Equation 12 can be transformed to:

$${RCFV}_{V}=\left(\left(\sum_{i=1}^{n-1}\frac{\left|{\mu }_{Ai}-\left({\overline{\mu }}_{A}+\frac{1}{np}\right)\right|}{n}\right)+\frac{\left|{\mu }_{AN}+\frac{1}{p}-\left({\overline{\mu }}_{A}+\frac{1}{np}\right)\right|}{n}\right)+\left(\left(\sum_{i=1}^{n-1}\frac{\left|{\mu }_{Gi}-\left({\overline{\mu }}_{G}-\frac{1}{np}\right)\right|}{n}\right)+\frac{\left|{\mu }_{GN}-\frac{1}{p}-\left({\overline{\mu }}_{G}-\frac{1}{np}\right)\right|}{n}\right)+{RCFV}_{Y}=\left(\left(\sum_{i=1}^{n-1}\frac{\left|{\mu }_{Ai}-{\overline{\mu }}_{A}-\frac{1}{np}\right|}{n}\right)+\frac{\left|{\mu }_{AN}-{\overline{\mu }}_{A}+\frac{n-1}{np}\right|}{n}\right)+\left(\left(\sum_{i=1}^{n-1}\frac{\left|{\mu }_{Gi}-{\overline{\mu }}_{G}+\frac{1}{np}\right|}{n}\right)+\frac{\left|{\mu }_{GN}-{\overline{\mu }}_{G}-\frac{n-1}{np}\right|}{n}\right)+{RCFV}_{Y}$$
(13)

Comparing Eq. 13 with 11 shows that the values of the affected taxon and character states are changed by a factor (n-1)/(np). Hence, RCFV values clearly depend on the number of positions and taxa. Moreover, the lower both values are, the stronger the effect. When n approaches ∞, (n-1)≈n and (n-1)/n approaches 1 asymptotically from lower values. Accordingly, the factor becomes 1/p. Hence, at high n only p has an effect on the RCFV value. The effect on the affected taxon increases with increasing number of taxa, capped by the number of positions (i.e., 1/p). On the other hand, as p approaches ∞, the factor asymptotically approaches 0 independent of n. Hence, the effect of the number of positions is negligible at high numbers of positions. Figure 4 provides an example of both behaviours.

Fig. 4
figure 4

Plotting of the effect of the number of positions or taxa on the two factors (i.e., (n − 1)/(np) and 1/(np)) obtained in Eq. 11 given different constant values for the number of positions (p) or taxa (t). The upper limit at 1/p for the number of taxa for the factor (n − 1)/(np) is indicated with a dashed line

Full size image

However, the unaffected taxa also change due to the change in average frequencies across all taxa. The factor 1/(np) is smaller than for the affected taxon, but both number of taxa and positions have an effect. However, in this case, when either n or p approaches ∞, the factor asymptotically approaches 0. Hence, in this case, both become negligible at higher numbers of positions, taxa, or both (Figs. 2, 3 and 4). Additionally, even though the factor is much smaller for each individual taxon than for the affected taxon, the effect is summed up over n-1 taxa and hence can be substantial. The simulated data in general were also sensitive to number of taxa and asymptotically approached lower values with increasing number of taxa, indicating a decreasing influence on the RCFV calculation. Hence, the decreasing influence of the unaffected taxa cumulatively seems to outweigh the increasing, but capped, influence on the affected taxon. Moreover, the contradictory influence of the number of taxa on the affected and unaffected taxa with an increasing number of taxa can also be seen in the simulated data. The RCFV and csRCFV converge on two optimal values, a high one and a low one (Figs. 2, 3 and 4). Finally, as the factor is part of a summation of absolute values in both the affected taxon and the other taxon, the effects will not cancel each other out.

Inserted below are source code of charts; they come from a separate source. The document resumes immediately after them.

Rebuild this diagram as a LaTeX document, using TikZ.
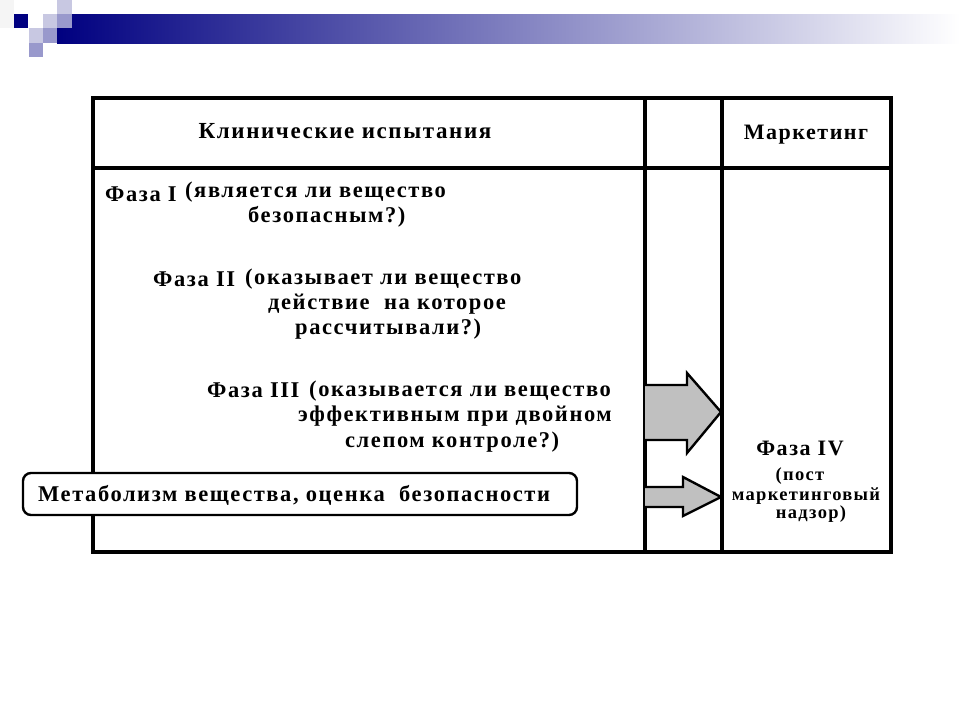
\documentclass[tikz,border=0pt]{standalone}
\usepackage{fontspec}
\setmainfont{Liberation Serif}[LetterSpace=7]
\usepackage{tikz}

\definecolor{navy}{HTML}{000080}
\definecolor{lilac}{HTML}{C8C8E2}
\definecolor{midlilac}{HTML}{9999CC}
\definecolor{arrowgray}{HTML}{C0C0C0}

\begin{document}
\begin{tikzpicture}[x=1pt,y=-1pt,
    tbl/.style={line width=3.2pt},
    phase/.style={anchor=base west,inner sep=0pt,font=\bfseries\fontsize{22.5}{26}\selectfont},
    small/.style={anchor=base,inner sep=0pt,font=\bfseries\fontsize{18.5}{22}\selectfont},
    big/.style={anchor=base,inner sep=0pt,font=\bfseries\fontsize{23}{27}\selectfont},
    blockarrow/.style={fill=arrowgray,draw=black,line width=2.4pt,line join=miter}]
                \useasboundingbox (0,0) rectangle (960,720);
                
                % title bar
                \shade[left color=navy,middle color={rgb,255:red,96;green,96;blue,168},right color=white]
                (57,14) rectangle (960,43);
                \fill[black!4] (0,0) rectangle (14,28);
                \fill[navy] (14,14) rectangle (28,28);
                \fill[lilac] (43,14) rectangle (57,28);
                \fill[lilac] (57,0) rectangle (72,14);
                \fill[midlilac] (57,14) rectangle (72,28);
                \fill[lilac] (29,28) rectangle (43,43);
                \fill[midlilac] (43,28) rectangle (57,43);
                \fill[midlilac] (29,43) rectangle (43,57);
                
                % table
                \draw[tbl] (93,98) rectangle (891,552);
                \draw[tbl] (93,168) -- (891,168);
                \draw[tbl] (645,98) -- (645,552);
                \draw[tbl] (722,98) -- (722,552);
                
                \node[big] (clinical) at (345,138) {Клинические испытания};
                \node[big,font=\bfseries\fontsize{22}{26}\selectfont] (marketing) at (806,139) {Маркетинг};
                
                % phase I
                \node[phase] (phaseone) at (105,201) {Фаза I};
                \node[phase] (phaseonea) at (185,197) {(является ли вещество};
                \node[phase] (phaseoneb) at (248,222) {безопасным?)};
                
                % phase II
                \node[phase] (phasetwo) at (153,286) {Фаза II};
                \node[phase] (phasetwoa) at (245,284) {(оказывает ли вещество};
                \node[phase] (phasetwob) at (268,309) {действие\ \ на которое};
                \node[phase] (phasetwoc) at (295,334) {рассчитывали?)};
                
                % phase III
                \node[phase] (phasethree) at (207,397) {Фаза III};
                \node[phase] (phasethreea) at (309,396) {(оказывается ли вещество};
                \node[phase] (phasethreeb) at (298,421) {эффективным при двойном};
                \node[phase] (phasethreec) at (345,447) {слепом контроле?)};
                
                % phase IV
                \node[big,font=\bfseries\fontsize{22}{26}\selectfont] (phasefour) at (800,455) {Фаза IV};
                \node[small] (phasefoura) at (800,480) {(пост};
                \node[small] (phasefourb) at (806,500) {маркетинговый};
                \node[small] (phasefourc) at (811,518) {надзор)};
                
                % arrows
                \draw[blockarrow] (645,385) -- (687,385) -- (687,373) -- (721,412)
                -- (687,453) -- (687,440) -- (645,440);
                \draw[blockarrow] (645,487) -- (683,487) -- (683,477) -- (721,497)
                -- (683,516) -- (683,507) -- (645,507);
                
                % metabolism box
                \draw[fill=white,line width=2.4pt,rounded corners=8pt] (23,473) rectangle (577,515);
                \node[phase] (metabolism) at (38,501) {Метаболизм вещества, оценка\ \ безопасности};
            \end{tikzpicture}
\end{document}
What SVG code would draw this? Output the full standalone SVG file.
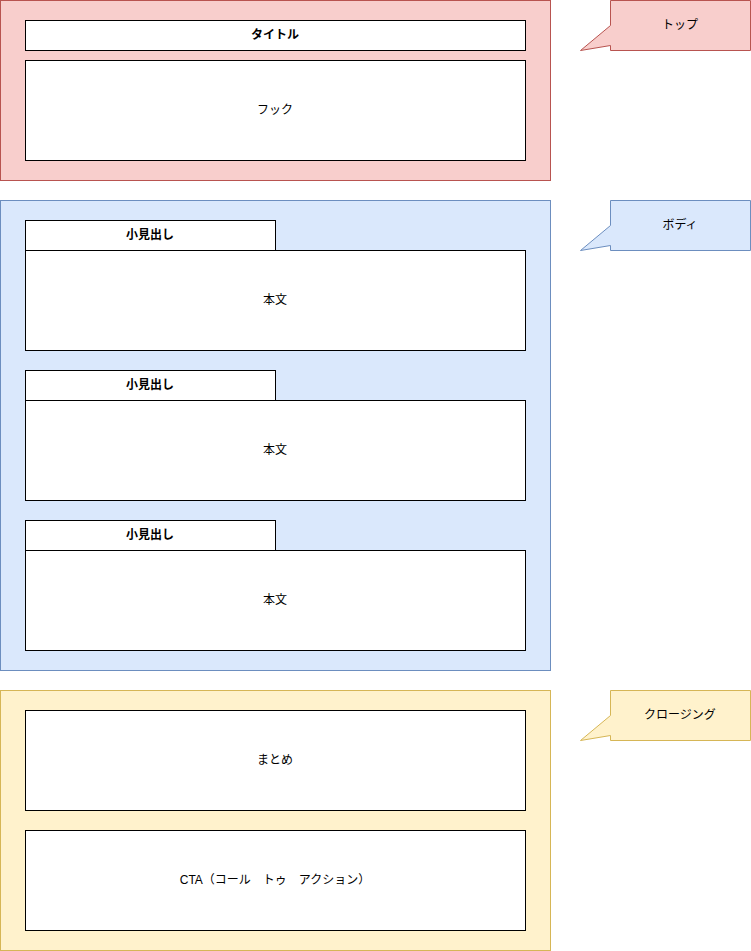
<svg xmlns="http://www.w3.org/2000/svg" width="751" height="951" viewBox="0 0 751 951">
<style>
text{font-family:"Liberation Sans","Noto Sans CJK JP",sans-serif;font-size:12px;fill:#000;text-anchor:middle;dominant-baseline:central}
.b{font-weight:bold}
.w{fill:#fff;stroke:#000;stroke-width:1}
</style>
<rect width="751" height="951" fill="#fff"/>
<g id="top"><rect x="0.5" y="0.5" width="550" height="180" fill="#f8cecc" stroke="#b85450"/></g>
<g id="body"><rect x="0.5" y="200.5" width="550" height="470" fill="#dae8fc" stroke="#6c8ebf"/></g>
<g id="closing"><rect x="0.5" y="690.5" width="550" height="260" fill="#fff2cc" stroke="#d6b656"/></g>
<g id="title"><rect class="w" x="25.5" y="20.5" width="500" height="30"/><text class="b" x="275" y="35">タイトル</text></g>
<g id="hook"><rect class="w" x="25.5" y="60.5" width="500" height="100"/><text x="275" y="110">フック</text></g>
<g id="h1"><rect class="w" x="25.5" y="220.5" width="250" height="30"/><text class="b" x="150" y="235">小見出し</text></g>
<g id="t1"><rect class="w" x="25.5" y="250.5" width="500" height="100"/><text x="275" y="300">本文</text></g>
<g id="h2"><rect class="w" x="25.5" y="370.5" width="250" height="30"/><text class="b" x="150" y="385">小見出し</text></g>
<g id="t2"><rect class="w" x="25.5" y="400.5" width="500" height="100"/><text x="275" y="450">本文</text></g>
<g id="h3"><rect class="w" x="25.5" y="520.5" width="250" height="30"/><text class="b" x="150" y="535">小見出し</text></g>
<g id="t3"><rect class="w" x="25.5" y="550.5" width="500" height="100"/><text x="275" y="600">本文</text></g>
<g id="summary"><rect class="w" x="25.5" y="710.5" width="500" height="100"/><text x="275" y="760">まとめ</text></g>
<g id="cta"><rect class="w" x="25.5" y="830.5" width="500" height="100"/><text x="275" y="880">CTA（コール　トゥ　アクション）</text></g>
<g id="c1"><path d="M610.5 0.5H750.5V50.5H610.5V45.5L580.5 50.5L610.5 25.5Z" fill="#f8cecc" stroke="#b85450"/><text x="680" y="25">トップ</text></g>
<g id="c2"><path d="M610.5 200.5H750.5V250.5H610.5V245.5L580.5 250.5L610.5 225.5Z" fill="#dae8fc" stroke="#6c8ebf"/><text x="680" y="225">ボディ</text></g>
<g id="c3"><path d="M610.5 690.5H750.5V740.5H610.5V735.5L580.5 740.5L610.5 715.5Z" fill="#fff2cc" stroke="#d6b656"/><text x="680" y="715">クロージング</text></g>
<g id="connectors"/>
</svg>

The effect of the number of possible character states on RCFV

Finally, the number of possible character states is also relevant to how strongly both factors (n-1)/(np) and 1/(np) can influence the calculation of the total RCFV value. In the example above with four possible character states, only two out of four are affected by the change, while the other two are not affected. Hence, only 50% of the RCFV calculation is affected by the change. In contrast, if we take the other example from above with only two character states and assuming, for example, a single change from Y to R, Eq. 13 would be changed to:

$$RCFV=\left(\left(\sum_{i=1}^{n-1}\frac{\left|{\mu }_{Ri}-{\overline{\mu }}_{R}-\frac{1}{np}\right|}{n}\right)+\frac{\left|{\mu }_{RN}-{\overline{\mu }}_{R}+\frac{n-1}{np}\right|}{n}\right)+\left(\left(\sum_{i=1}^{n-1}\frac{\left|{\mu }_{Yi}-{\overline{\mu }}_{Y}+\frac{1}{np}\right|}{n}\right)+\frac{\left|{\mu }_{YN}-{\overline{\mu }}_{Y}-\frac{n-1}{np}\right|}{n}\right)$$
(14)

Hence, both character states are affected by these factors and 100% of the RCFV calculation. In contrast, if one considers 20 possible character states like amino acids and assuming, for example, a change from glycine (G) to alanine (A), the Eq. 13 would be changed to:

$$RCFV=\left(\left(\sum_{i=1}^{n-1}\frac{\left|{\mu }_{Ai}-{\overline{\mu }}_{A}-\frac{1}{np}\right|}{n}\right)+\frac{\left|{\mu }_{AN}-{\overline{\mu }}_{A}+\frac{n-1}{np}\right|}{n}\right)+\left(\left(\sum_{i=1}^{n-1}\frac{\left|{\mu }_{Gi}-{\overline{\mu }}_{G}+\frac{1}{np}\right|}{n}\right)+\frac{\left|{\mu }_{GN}-{\overline{\mu }}_{G}-\frac{n-1}{np}\right|}{n}\right)+{RCFV}_{sum of all other 18}$$
(15)

Accordingly, only two of the 20 character-state calculations are affected by the factor and hence only 10% of the RCFV calculation. The overall effect on the value will still be present, but at a much smaller level. Hence, not only the number of positions and taxa are relevant, but also the number of character-states, as already concluded above. Accordingly, the normalization has to be adjusted for each possible number of character states individually. The same normalization cannot be applied, for example, for values considering all nucleotides or all amino acids. It must be independently determined. A consequence of this is that without normalization one can compare only RCFV values which are determined using the same number of character states. However, it is important to note that just the number of character states is important here, not their nature. For example, binary states can be compared directly independently of whether they are, for example, absence/presence coding or RY coding. This has also been shown above by using the same model for all one character-state calculations.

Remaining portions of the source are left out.